**INFORMATION SHOWN:**
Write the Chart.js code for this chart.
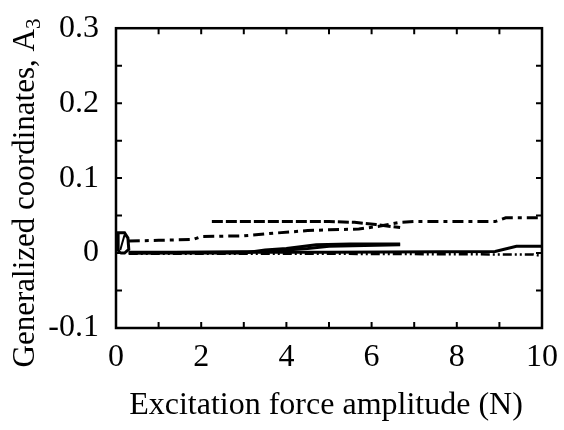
<!DOCTYPE html>
<html>
<head>
<meta charset="utf-8">
<script src="https://cdn.jsdelivr.net/npm/chart.js@4.4.1/dist/chart.umd.min.js"></script>
<style>
  html, body { margin: 0; padding: 0; background: #fff; }
  #wrap { width: 564px; height: 430px; position: relative; }
</style>
</head>
<body>
<div id="wrap"><canvas id="ampChart"></canvas></div>
<script>
// x values (N) and A3 values for each curve
const upperDashX = [2.25, 3, 4, 5, 5.6, 6.1, 6.67];
const upperDashY = [0.042, 0.042, 0.042, 0.042, 0.041, 0.038, 0.034];

const dashDotX = [0.3, 1.0, 1.8, 2.0, 3.0, 3.6, 4.5, 5.0, 5.7, 6.2, 6.67, 7, 8, 8.9, 9.15, 10];
const dashDotY = [0.016, 0.017, 0.018, 0.022, 0.023, 0.026, 0.03, 0.031, 0.032, 0.036, 0.041, 0.042, 0.042, 0.042, 0.047, 0.047];

const solidAX = [0.3, 3.0, 3.5, 4.0, 4.7, 5.5, 6.67];
const solidAY = [0.0, 0.0, 0.004, 0.006, 0.011, 0.012, 0.012];

const solidBX = [0.3, 3.5, 4.5, 5.0, 6.67];
const solidBY = [0.0, 0.002, 0.006, 0.009, 0.011];

const baseX = [0.3, 5, 8.9, 9.4, 10];
const baseY = [0.001, 0.001, 0.002, 0.009, 0.009];

const dottedX = [0.3, 5, 9.8, 10];
const dottedY = [-0.001, -0.001, -0.002, -0.004];

const loopX = [0.1, 0.05, 0.05, 0.2, 0.28, 0.3, 0.2, 0.1];
const loopY = [0.0, 0.004, 0.027, 0.027, 0.02, 0.005, 0.0, 0.0];

const diagX = [0.1, 0.2];
const diagY = [0.004, 0.024];

const xTickLabels = [0, 2, 4, 6, 8, 10];
const yTickLabels = [-0.1, 0, 0.1, 0.2, 0.3];

const toPoints = (xs, ys) => xs.map((x, i) => ({ x: x, y: ys[i] }));

const makeLine = (xs, ys, dash, width) => ({
  data: toPoints(xs, ys),
  borderColor: "#000",
  borderWidth: width,
  borderDash: dash,
  pointRadius: 0,
  fill: false,
  tension: 0,
});

const serif = "'Liberation Serif', 'Times New Roman', serif";

// draws the frame, inward ticks and axis titles
const framePlugin = {
  id: "frame",
  afterDraw(chart) {
    const ctx = chart.ctx;
    const area = chart.chartArea;
    const xs = chart.scales.x;
    const ys = chart.scales.y;
    ctx.save();
    ctx.strokeStyle = "#000";
    ctx.lineWidth = 2.5;
    ctx.strokeRect(area.left, area.top, area.right - area.left, area.bottom - area.top);

    ctx.lineWidth = 2;
    ctx.beginPath();
    for (let v = 1; v < 10; v++) {
      const px = xs.getPixelForValue(v);
      ctx.moveTo(px, area.bottom);
      ctx.lineTo(px, area.bottom - 6);
      ctx.moveTo(px, area.top);
      ctx.lineTo(px, area.top + 6);
    }
    for (let k = -1; k < 6; k++) {
      const py = ys.getPixelForValue(k * 0.05);
      ctx.moveTo(area.left, py);
      ctx.lineTo(area.left + 6, py);
      ctx.moveTo(area.right, py);
      ctx.lineTo(area.right - 6, py);
    }
    ctx.stroke();

    // x title
    ctx.fillStyle = "#000";
    ctx.font = "32px " + serif;
    ctx.textAlign = "center";
    ctx.textBaseline = "alphabetic";
    ctx.fillText("Excitation force amplitude (N)", 326, 414);

    // y title with subscript
    ctx.translate(34, 193);
    ctx.rotate(-Math.PI / 2);
    const main = "Generalized coordinates, A";
    ctx.font = "31px " + serif;
    const mw = ctx.measureText(main).width;
    ctx.font = "21px " + serif;
    const sw = ctx.measureText("3").width;
    const start = -(mw + sw) / 2;
    ctx.textAlign = "left";
    ctx.font = "31px " + serif;
    ctx.fillText(main, start, 0);
    ctx.font = "21px " + serif;
    ctx.fillText("3", start + mw, 6);
    ctx.restore();
  },
};

new Chart(document.getElementById("ampChart"), {
  type: "line",
  data: {
    datasets: [
      makeLine(upperDashX, upperDashY, [11, 3], 3),
      makeLine(dashDotX, dashDotY, [11, 5, 4, 5], 3),
      makeLine(solidAX, solidAY, [], 3),
      makeLine(solidBX, solidBY, [], 3),
      makeLine(baseX, baseY, [], 3),
      makeLine(dottedX, dottedY, [9, 3, 2, 3, 2, 3], 2.5),
      makeLine(loopX, loopY, [], 3),
      makeLine(diagX, diagY, [], 2),
    ],
  },
  options: {
    responsive: true,
    maintainAspectRatio: false,
    animation: false,
    layout: { padding: { top: 26, right: 22, left: 0, bottom: 0 } },
    plugins: {
      legend: { display: false },
      tooltip: { enabled: false },
    },
    scales: {
      x: {
        type: "linear",
        min: 0,
        max: 10,
        grid: { display: false },
        border: { display: false },
        afterBuildTicks(scale) {
          scale.ticks = xTickLabels.map((v) => ({ value: v }));
        },
        afterFit(scale) { scale.height = 102; },
        ticks: {
          autoSkip: false,
          maxRotation: 0,
          padding: 2,
          color: "#000",
          font: { family: serif, size: 32 },
          callback: (v) => String(v),
        },
      },
      y: {
        type: "linear",
        min: -0.1,
        max: 0.3,
        grid: { display: false },
        border: { display: false },
        afterBuildTicks(scale) {
          scale.ticks = yTickLabels.map((v) => ({ value: v }));
        },
        afterFit(scale) { scale.width = 116; },
        ticks: {
          autoSkip: false,
          padding: 9,
          color: "#000",
          font: { family: serif, size: 32 },
          callback: (v) => String(Number(v.toFixed(2))),
        },
      },
    },
  },
  plugins: [framePlugin],
});
</script>
</body>
</html>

**PROBLEM TO SOLVE:**
Take the listing above and print it exactly, apart from the pictures.

**WRITTEN ANSWER:**
Write the Chart.js code for this chart.
<!DOCTYPE html>
<html>
<head>
<meta charset="utf-8">
<script src="https://cdn.jsdelivr.net/npm/chart.js@4.4.1/dist/chart.umd.min.js"></script>
<style>
  html, body { margin: 0; padding: 0; background: #fff; }
  #wrap { width: 564px; height: 430px; position: relative; }
</style>
</head>
<body>
<div id="wrap"><canvas id="ampChart"></canvas></div>
<script>
// x values (N) and A3 values for each curve
const upperDashX = [2.25, 3, 4, 5, 5.6, 6.1, 6.67];
const upperDashY = [0.042, 0.042, 0.042, 0.042, 0.041, 0.038, 0.034];

const dashDotX = [0.3, 1.0, 1.8, 2.0, 3.0, 3.6, 4.5, 5.0, 5.7, 6.2, 6.67, 7, 8, 8.9, 9.15, 10];
const dashDotY = [0.016, 0.017, 0.018, 0.022, 0.023, 0.026, 0.03, 0.031, 0.032, 0.036, 0.041, 0.042, 0.042, 0.042, 0.047, 0.047];

const solidAX = [0.3, 3.0, 3.5, 4.0, 4.7, 5.5, 6.67];
const solidAY = [0.0, 0.0, 0.004, 0.006, 0.011, 0.012, 0.012];

const solidBX = [0.3, 3.5, 4.5, 5.0, 6.67];
const solidBY = [0.0, 0.002, 0.006, 0.009, 0.011];

const baseX = [0.3, 5, 8.9, 9.4, 10];
const baseY = [0.001, 0.001, 0.002, 0.009, 0.009];

const dottedX = [0.3, 5, 9.8, 10];
const dottedY = [-0.001, -0.001, -0.002, -0.004];

const loopX = [0.1, 0.05, 0.05, 0.2, 0.28, 0.3, 0.2, 0.1];
const loopY = [0.0, 0.004, 0.027, 0.027, 0.02, 0.005, 0.0, 0.0];

const diagX = [0.1, 0.2];
const diagY = [0.004, 0.024];

const xTickLabels = [0, 2, 4, 6, 8, 10];
const yTickLabels = [-0.1, 0, 0.1, 0.2, 0.3];

const toPoints = (xs, ys) => xs.map((x, i) => ({ x: x, y: ys[i] }));

const makeLine = (xs, ys, dash, width) => ({
  data: toPoints(xs, ys),
  borderColor: "#000",
  borderWidth: width,
  borderDash: dash,
  pointRadius: 0,
  fill: false,
  tension: 0,
});

const serif = "'Liberation Serif', 'Times New Roman', serif";

// draws the frame, inward ticks and axis titles
const framePlugin = {
  id: "frame",
  afterDraw(chart) {
    const ctx = chart.ctx;
    const area = chart.chartArea;
    const xs = chart.scales.x;
    const ys = chart.scales.y;
    ctx.save();
    ctx.strokeStyle = "#000";
    ctx.lineWidth = 2.5;
    ctx.strokeRect(area.left, area.top, area.right - area.left, area.bottom - area.top);

    ctx.lineWidth = 2;
    ctx.beginPath();
    for (let v = 1; v < 10; v++) {
      const px = xs.getPixelForValue(v);
      ctx.moveTo(px, area.bottom);
      ctx.lineTo(px, area.bottom - 6);
      ctx.moveTo(px, area.top);
      ctx.lineTo(px, area.top + 6);
    }
    for (let k = -1; k < 6; k++) {
      const py = ys.getPixelForValue(k * 0.05);
      ctx.moveTo(area.left, py);
      ctx.lineTo(area.left + 6, py);
      ctx.moveTo(area.right, py);
      ctx.lineTo(area.right - 6, py);
    }
    ctx.stroke();

    // x title
    ctx.fillStyle = "#000";
    ctx.font = "32px " + serif;
    ctx.textAlign = "center";
    ctx.textBaseline = "alphabetic";
    ctx.fillText("Excitation force amplitude (N)", 326, 414);

    // y title with subscript
    ctx.translate(34, 193);
    ctx.rotate(-Math.PI / 2);
    const main = "Generalized coordinates, A";
    ctx.font = "31px " + serif;
    const mw = ctx.measureText(main).width;
    ctx.font = "21px " + serif;
    const sw = ctx.measureText("3").width;
    const start = -(mw + sw) / 2;
    ctx.textAlign = "left";
    ctx.font = "31px " + serif;
    ctx.fillText(main, start, 0);
    ctx.font = "21px " + serif;
    ctx.fillText("3", start + mw, 6);
    ctx.restore();
  },
};

new Chart(document.getElementById("ampChart"), {
  type: "line",
  data: {
    datasets: [
      makeLine(upperDashX, upperDashY, [11, 3], 3),
      makeLine(dashDotX, dashDotY, [11, 5, 4, 5], 3),
      makeLine(solidAX, solidAY, [], 3),
      makeLine(solidBX, solidBY, [], 3),
      makeLine(baseX, baseY, [], 3),
      makeLine(dottedX, dottedY, [9, 3, 2, 3, 2, 3], 2.5),
      makeLine(loopX, loopY, [], 3),
      makeLine(diagX, diagY, [], 2),
    ],
  },
  options: {
    responsive: true,
    maintainAspectRatio: false,
    animation: false,
    layout: { padding: { top: 26, right: 22, left: 0, bottom: 0 } },
    plugins: {
      legend: { display: false },
      tooltip: { enabled: false },
    },
    scales: {
      x: {
        type: "linear",
        min: 0,
        max: 10,
        grid: { display: false },
        border: { display: false },
        afterBuildTicks(scale) {
          scale.ticks = xTickLabels.map((v) => ({ value: v }));
        },
        afterFit(scale) { scale.height = 102; },
        ticks: {
          autoSkip: false,
          maxRotation: 0,
          padding: 2,
          color: "#000",
          font: { family: serif, size: 32 },
          callback: (v) => String(v),
        },
      },
      y: {
        type: "linear",
        min: -0.1,
        max: 0.3,
        grid: { display: false },
        border: { display: false },
        afterBuildTicks(scale) {
          scale.ticks = yTickLabels.map((v) => ({ value: v }));
        },
        afterFit(scale) { scale.width = 116; },
        ticks: {
          autoSkip: false,
          padding: 9,
          color: "#000",
          font: { family: serif, size: 32 },
          callback: (v) => String(Number(v.toFixed(2))),
        },
      },
    },
  },
  plugins: [framePlugin],
});
</script>
</body>
</html>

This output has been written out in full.